Congrats to Chris, Scott and the whole DBSTALK family of mods for yet another notch of superior proportion in DBS information sites :hi:


----------



## TNGTony (Mar 23, 2002)

Daggon! I KNEW it! Ogre gave himself away in the teaser thread when he wrote "I think I have a clue".

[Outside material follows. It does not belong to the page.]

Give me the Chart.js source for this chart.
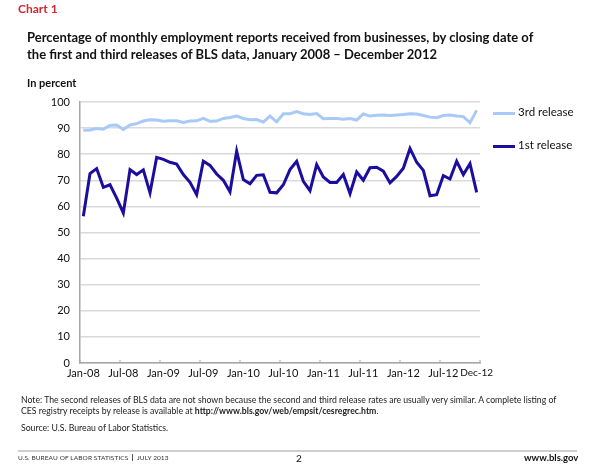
<!DOCTYPE html>
<html lang="en">
<head>
    <meta charset="UTF-8">
    <title>Chart 1</title>
    <script src="https://cdn.jsdelivr.net/npm/chart.js"></script>
    <style>
        body { margin: 0; background: #fff; font-family: Lato, "Open Sans", sans-serif; }
        .page { position: relative; width: 601px; height: 472px; overflow: hidden; }
        .abs { position: absolute; white-space: nowrap; }
        #chart { position: absolute; left: 0; top: 0; }
        .chartno { left: 18px; top: 1px; color: #d2262e; font-weight: bold; font-size: 12px; }
        .title { left: 27px; top: 29px; font-weight: bold; font-size: 13px; line-height: 17px; color: #111; }
        .unit { left: 27px; top: 76px; font-weight: bold; font-size: 11px; color: #111; }
        .legline { left: 493px; width: 22px; height: 3px; }
        .legtxt { left: 518px; font-size: 11.5px; color: #111; }
        .note { left: 21px; top: 394px; font-size: 8.7px; line-height: 11px; color: #222; }
        .source { left: 21px; top: 422px; font-size: 8.7px; color: #222; }
        .rule { left: 18px; top: 450px; width: 559px; height: 2px; background: #cfcfcf; }
        .foot { top: 454px; font-size: 6.5px; color: #333; letter-spacing: 0.1px; }
    </style>
</head>
<body>
<div class="page">
    <canvas id="chart" width="601" height="472"></canvas>

    <div class="abs chartno">Chart 1</div>
    <div class="abs title">Percentage of monthly employment reports received from businesses, by closing date of<br>the first and third releases of BLS data, January 2008 – December 2012</div>
    <div class="abs unit">In percent</div>

    <!-- legende -->
    <div class="abs legline" style="top:112px; background:#a9c9f7;"></div>
    <div class="abs legtxt" style="top:105px;">3rd release</div>
    <div class="abs legline" style="top:145px; background:#1b0e9e;"></div>
    <div class="abs legtxt" style="top:138px;">1st release</div>

    <div class="abs note">Note: The second releases of BLS data are not shown because the second and third release rates are usually very similar. A complete listing of<br>CES registry receipts by release is available at <b>http://www.bls.gov/web/empsit/cesregrec.htm</b>.</div>
    <div class="abs source">Source: U.S. Bureau of Labor Statistics.</div>

    <div class="abs rule"></div>
    <div class="abs foot" style="left:18px;">U.S. BUREAU OF LABOR STATISTICS &nbsp;<span style="border-left:1px solid #555; padding-left:4px;">JULY 2013</span></div>
    <div class="abs" style="left:296px; top:452px; font-size:10px; color:#111;">2</div>
    <div class="abs" style="left:524px; top:452px; font-size:9.5px; font-weight:bold; color:#111;">www.bls.gov</div>
</div>

<script>
    // Donnees (janvier 2008 - decembre 2012)
    const monthNames = ['Jan', 'Feb', 'Mar', 'Apr', 'May', 'Jun', 'Jul', 'Aug', 'Sep', 'Oct', 'Nov', 'Dec'];
    const years = ['08', '09', '10', '11', '12'];
    const shownLabels = ['Jan-08', 'Jul-08', 'Jan-09', 'Jul-09', 'Jan-10', 'Jul-10', 'Jan-11', 'Jul-11', 'Jan-12', 'Jul-12', 'Dec-12'];

    const firstRelease = [
        56.2, 72.6, 74.5, 67.3, 68.3, 63.2, 57.5, 74.1, 72.2, 74.0,
        65.2, 78.8, 78.0, 76.9, 76.2, 72.2, 69.2, 64.5, 77.3, 75.7,
        72.4, 70.0, 65.6, 81.2, 70.3, 68.7, 71.9, 72.1, 65.4, 65.2,
        68.3, 74.1, 77.3, 69.6, 66.0, 76.0, 71.3, 69.2, 69.2, 72.2,
        64.9, 73.2, 70.0, 74.8, 75.0, 73.5, 69.0, 71.5, 74.6, 82.2,
        76.9, 73.8, 64.1, 64.5, 71.8, 70.5, 77.3, 72.2, 76.4, 65.4
    ];
    const thirdRelease = [
        89.2, 89.3, 89.8, 89.6, 91.0, 91.2, 89.5, 91.2, 91.7, 92.7,
        93.2, 93.1, 92.6, 92.8, 92.8, 92.2, 92.7, 92.8, 93.7, 92.6,
        92.7, 93.7, 94.1, 94.6, 93.7, 93.2, 93.3, 92.3, 94.6, 92.4,
        95.5, 95.5, 96.3, 95.5, 95.2, 95.6, 93.6, 93.7, 93.7, 93.4,
        93.7, 93.1, 95.4, 94.6, 94.9, 95.0, 94.8, 95.0, 95.2, 95.5,
        95.4, 94.8, 94.2, 94.0, 94.8, 95.0, 94.6, 94.4, 92.1, 96.8
    ];

    const months = [];
    years.forEach(y => monthNames.forEach(m => months.push(m + '-' + y)));

    // petites graduations vers l'interieur, tous les 6 mois
    const innerTicks = {
        id: 'innerTicks',
        afterDraw(chart) {
            const x = chart.scales.x;
            const ctx = chart.ctx;
            const half = (x.getPixelForValue(1) - x.getPixelForValue(0)) / 2;
            ctx.save();
            ctx.strokeStyle = '#a6a6a6';
            ctx.lineWidth = 1;
            for (let i = 0; i <= months.length; i += 6) {
                const px = i < months.length ? x.getPixelForValue(i) - half : x.right;
                ctx.beginPath();
                ctx.moveTo(px, x.top);
                ctx.lineTo(px, x.top - 3);
                ctx.stroke();
            }
            ctx.restore();
        }
    };

    new Chart(document.getElementById('chart'), {
        type: 'line',
        data: {
            labels: months,
            datasets: [{
                label: '3rd release',
                data: thirdRelease,
                borderColor: '#a9c9f7',
                borderWidth: 3,
                pointRadius: 0,
                tension: 0
            }, {
                label: '1st release',
                data: firstRelease,
                borderColor: '#1b0e9e',
                borderWidth: 3,
                pointRadius: 0,
                tension: 0
            }]
        },
        options: {
            responsive: false,
            animation: false,
            layout: { padding: { top: 102, right: 121, bottom: 0, left: 0 } },
            plugins: {
                legend: { display: false },
                tooltip: { enabled: false }
            },
            scales: {
                x: {
                    offset: true,
                    afterFit: s => { s.height = 109; },
                    grid: { display: false, drawTicks: false },
                    border: { color: '#a6a6a6', width: 1.5 },
                    ticks: {
                        autoSkip: false,
                        maxRotation: 0,
                        padding: 4,
                        color: '#111',
                        font: c => ({ family: 'Lato', size: c.index === months.length - 1 ? 10 : 11 }),
                        callback: function (v, i) {
                            const l = months[i];
                            return shownLabels.includes(l) ? l : '';
                        }
                    }
                },
                y: {
                    min: 0,
                    max: 100,
                    afterFit: s => { s.width = 80; },
                    grid: { color: '#dadada', lineWidth: 1.5, drawTicks: false },
                    border: { color: '#a6a6a6', width: 1.5 },
                    ticks: {
                        stepSize: 10,
                        padding: 10,
                        color: '#111',
                        font: { family: 'Lato', size: 11 }
                    }
                }
            }
        },
        plugins: [innerTicks]
    });
</script>
</body>
</html>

This is a great thing! It's amazing how this site has grown! Congratulations to Ogre and the fine folks at DBSTalk!

See ya
Tony


----------



## Adam Richey (Mar 25, 2002)

Thank you VERY much for all of the compliments. That motivates me to make DBS Service Desk even better and continue coming back here to annoy you guys.


----------



## James_F (Apr 23, 2002)

How about giving DBSOgre a new user title?


----------



## Steve Mehs (Mar 21, 2002)

Great job Orge! Glad to have your site as part of the DBSTalk Family! No need to change anything IMO, color scheme is great!


----------



## raj2001 (Nov 2, 2002)

Hi DBSOgre!!!

Great to see your site added to DBSTalk.com :hi: 

To Chris, Scott, Steve and the rest of the DBSTalk.com family, KEEP UP THE GOOD WORK GUYS!


----------



## Scott Greczkowski (Mar 21, 2002)

I have moved all Zac's HTML Concerns and fears of Microsoft to the admin folder. This thread is to welcome The DBS Service Desk to the DBSTalk Family, not about HTML and How browsers work. 

Thanks.

Again we welcome the DBS Service Desk to the DBSTalk.COM family!


----------



## SkiManiac (Nov 12, 2002)

:lol: Poor Zac!
Welcome Service Desk!


----------



## JBKing (Mar 23, 2002)

Congrats, DBSOgre!

You've come a long way.


----------



## Adam Richey (Mar 25, 2002)

I saw it as just giving me some advice on my site. No need to give him a hard time. He was being polite about it.


----------



## SkiManiac (Nov 12, 2002)

Naw...everythings cool about it with me! 
Zac's fine


----------